- _Exercise brief_: Make an exact copy of all the material below, apart from the pictures.

- _Dataset excerpt_:
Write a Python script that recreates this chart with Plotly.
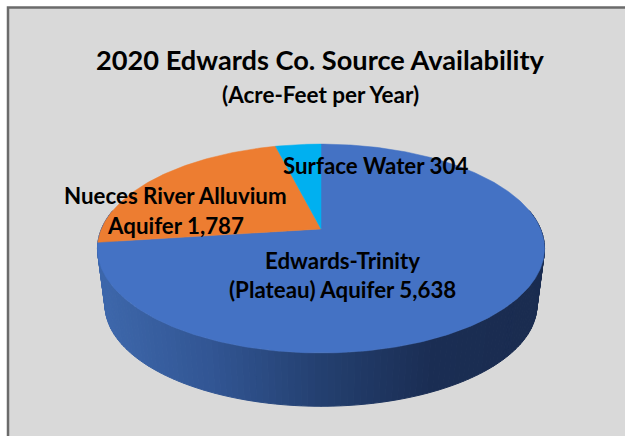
import math
import plotly.graph_objects as go

# Data
sources = ["Edwards-Trinity (Plateau) Aquifer", "Nueces River Alluvium Aquifer", "Surface Water"]
values = [5638, 1787, 304]
slice_colors = ["#4472C4", "#ED7D31", "#00B0F0"]

title = "2020 Edwards Co. Source Availability"
subtitle = "(Acre-Feet per Year)"
label_lines = [
    ["Edwards-Trinity", "(Plateau) Aquifer 5,638"],
    ["Nueces River Alluvium", "Aquifer 1,787"],
    ["Surface Water 304"],
]
label_pos = [[(342, 260), (342, 289)], [(175, 195), (175, 225)], [(375, 165)]]

# Projection of the tilted pie
CX, CY, R, H, K = 321.0, 229.0, 219.6, 100.8, 0.187
CY2, SCALE2 = 286.5, 0.966
FONT = "Lato"

def top(theta):
    u, v = math.sin(theta), -math.cos(theta)
    w = 1 - K * v
    return CX + R * u / w, CY + H * v / w

def bottom(theta):
    x, y = top(theta)
    return CX + (x - CX) * SCALE2, CY2 + (y - CY) * SCALE2

def mix(stops, t):
    for (a, ca), (b, cb) in zip(stops, stops[1:]):
        if t <= b:
            f = (t - a) / (b - a)
            return "rgb(%d,%d,%d)" % tuple(ca[i] + (cb[i] - ca[i]) * f for i in range(3))
    return "rgb(%d,%d,%d)" % stops[-1][1]

wall_stops = [
    (0.00, (62, 104, 172)),
    (0.25, (50, 86, 148)),
    (0.50, (36, 64, 112)),
    (0.75, (27, 46, 84)),
    (1.00, (26, 44, 80)),
]

fig = go.Figure()

# Side wall, front part of the rim from right extreme to left extreme
start = math.pi - math.asin(K) - math.pi / 2
end = 2 * math.pi - start
N = 140
for i in range(N):
    a = start + (end - start) * i / N
    b = start + (end - start) * (i + 1) / N
    p = [top(a), top(b), bottom(b), bottom(a), top(a)]
    mx = (p[0][0] + p[1][0]) / 2
    col = mix(wall_stops, (mx - 97) / 447)
    fig.add_trace(go.Scatter(
        x=[q[0] for q in p], y=[q[1] for q in p], mode="lines", fill="toself",
        fillcolor=col, line=dict(color=col, width=1), hoverinfo="skip", showlegend=False))

# Top face: slices run clockwise from 12 o'clock, Edwards-Trinity first
total = sum(values)
acc = 0.0
for name, val, col in zip(sources, values, slice_colors):
    a0 = 2 * math.pi * acc / total
    acc += val
    a1 = 2 * math.pi * acc / total
    n = max(8, int((a1 - a0) * 80))
    pts = [(CX, CY)] + [top(a0 + (a1 - a0) * j / n) for j in range(n + 1)] + [(CX, CY)]
    fig.add_trace(go.Scatter(
        x=[q[0] for q in pts], y=[q[1] for q in pts], mode="lines", fill="toself",
        fillcolor=col, line=dict(color=col, width=0.5), name=name, hoverinfo="name",
        showlegend=False))

ann = [
    dict(x=320, y=59, text=f"<b>{title}</b>", font=dict(size=27.2, family=FONT, color="#000000")),
    dict(x=320, y=94, text=f"<b>{subtitle}</b>", font=dict(size=22.5, family=FONT, color="#000000")),
]
for lines, poss in zip(label_lines, label_pos):
    for line, (x, y) in zip(lines, poss):
        ann.append(dict(x=x, y=y, text=f"<b>{line}</b>", font=dict(size=22.3, family=FONT, color="#000000")))
for a in ann:
    a.update(xref="x", yref="y", showarrow=False, xanchor="center", yanchor="middle")

fig.update_layout(
    width=625, height=436, margin=dict(l=0, r=0, t=0, b=0, pad=0), autosize=False,
    paper_bgcolor="#FFFFFF", plot_bgcolor="#FFFFFF", annotations=ann,
    xaxis=dict(range=[0, 625], visible=False, fixedrange=True),
    yaxis=dict(range=[436, 0], visible=False, fixedrange=True),
    shapes=[dict(type="rect", xref="x", yref="y", x0=8, y0=7.5, x1=640, y1=450,
                 fillcolor="#D9D9D9", line=dict(color="#6B6B6B", width=2.5), layer="below")],
)
fig.write_html("out.html", config=dict(displayModeBar=False),
               post_script="document.body.style.margin='0';document.body.style.overflow='hidden';")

- _Solution to the problem_:
Write a Python script that recreates this chart with Plotly.
import math
import plotly.graph_objects as go

# Data
sources = ["Edwards-Trinity (Plateau) Aquifer", "Nueces River Alluvium Aquifer", "Surface Water"]
values = [5638, 1787, 304]
slice_colors = ["#4472C4", "#ED7D31", "#00B0F0"]

title = "2020 Edwards Co. Source Availability"
subtitle = "(Acre-Feet per Year)"
label_lines = [
    ["Edwards-Trinity", "(Plateau) Aquifer 5,638"],
    ["Nueces River Alluvium", "Aquifer 1,787"],
    ["Surface Water 304"],
]
label_pos = [[(342, 260), (342, 289)], [(175, 195), (175, 225)], [(375, 165)]]

# Projection of the tilted pie
CX, CY, R, H, K = 321.0, 229.0, 219.6, 100.8, 0.187
CY2, SCALE2 = 286.5, 0.966
FONT = "Lato"

def top(theta):
    u, v = math.sin(theta), -math.cos(theta)
    w = 1 - K * v
    return CX + R * u / w, CY + H * v / w

def bottom(theta):
    x, y = top(theta)
    return CX + (x - CX) * SCALE2, CY2 + (y - CY) * SCALE2

def mix(stops, t):
    for (a, ca), (b, cb) in zip(stops, stops[1:]):
        if t <= b:
            f = (t - a) / (b - a)
            return "rgb(%d,%d,%d)" % tuple(ca[i] + (cb[i] - ca[i]) * f for i in range(3))
    return "rgb(%d,%d,%d)" % stops[-1][1]

wall_stops = [
    (0.00, (62, 104, 172)),
    (0.25, (50, 86, 148)),
    (0.50, (36, 64, 112)),
    (0.75, (27, 46, 84)),
    (1.00, (26, 44, 80)),
]

fig = go.Figure()

# Side wall, front part of the rim from right extreme to left extreme
start = math.pi - math.asin(K) - math.pi / 2
end = 2 * math.pi - start
N = 140
for i in range(N):
    a = start + (end - start) * i / N
    b = start + (end - start) * (i + 1) / N
    p = [top(a), top(b), bottom(b), bottom(a), top(a)]
    mx = (p[0][0] + p[1][0]) / 2
    col = mix(wall_stops, (mx - 97) / 447)
    fig.add_trace(go.Scatter(
        x=[q[0] for q in p], y=[q[1] for q in p], mode="lines", fill="toself",
        fillcolor=col, line=dict(color=col, width=1), hoverinfo="skip", showlegend=False))

# Top face: slices run clockwise from 12 o'clock, Edwards-Trinity first
total = sum(values)
acc = 0.0
for name, val, col in zip(sources, values, slice_colors):
    a0 = 2 * math.pi * acc / total
    acc += val
    a1 = 2 * math.pi * acc / total
    n = max(8, int((a1 - a0) * 80))
    pts = [(CX, CY)] + [top(a0 + (a1 - a0) * j / n) for j in range(n + 1)] + [(CX, CY)]
    fig.add_trace(go.Scatter(
        x=[q[0] for q in pts], y=[q[1] for q in pts], mode="lines", fill="toself",
        fillcolor=col, line=dict(color=col, width=0.5), name=name, hoverinfo="name",
        showlegend=False))

ann = [
    dict(x=320, y=59, text=f"<b>{title}</b>", font=dict(size=27.2, family=FONT, color="#000000")),
    dict(x=320, y=94, text=f"<b>{subtitle}</b>", font=dict(size=22.5, family=FONT, color="#000000")),
]
for lines, poss in zip(label_lines, label_pos):
    for line, (x, y) in zip(lines, poss):
        ann.append(dict(x=x, y=y, text=f"<b>{line}</b>", font=dict(size=22.3, family=FONT, color="#000000")))
for a in ann:
    a.update(xref="x", yref="y", showarrow=False, xanchor="center", yanchor="middle")

fig.update_layout(
    width=625, height=436, margin=dict(l=0, r=0, t=0, b=0, pad=0), autosize=False,
    paper_bgcolor="#FFFFFF", plot_bgcolor="#FFFFFF", annotations=ann,
    xaxis=dict(range=[0, 625], visible=False, fixedrange=True),
    yaxis=dict(range=[436, 0], visible=False, fixedrange=True),
    shapes=[dict(type="rect", xref="x", yref="y", x0=8, y0=7.5, x1=640, y1=450,
                 fillcolor="#D9D9D9", line=dict(color="#6B6B6B", width=2.5), layer="below")],
)
fig.write_html("out.html", config=dict(displayModeBar=False),
               post_script="document.body.style.margin='0';document.body.style.overflow='hidden';")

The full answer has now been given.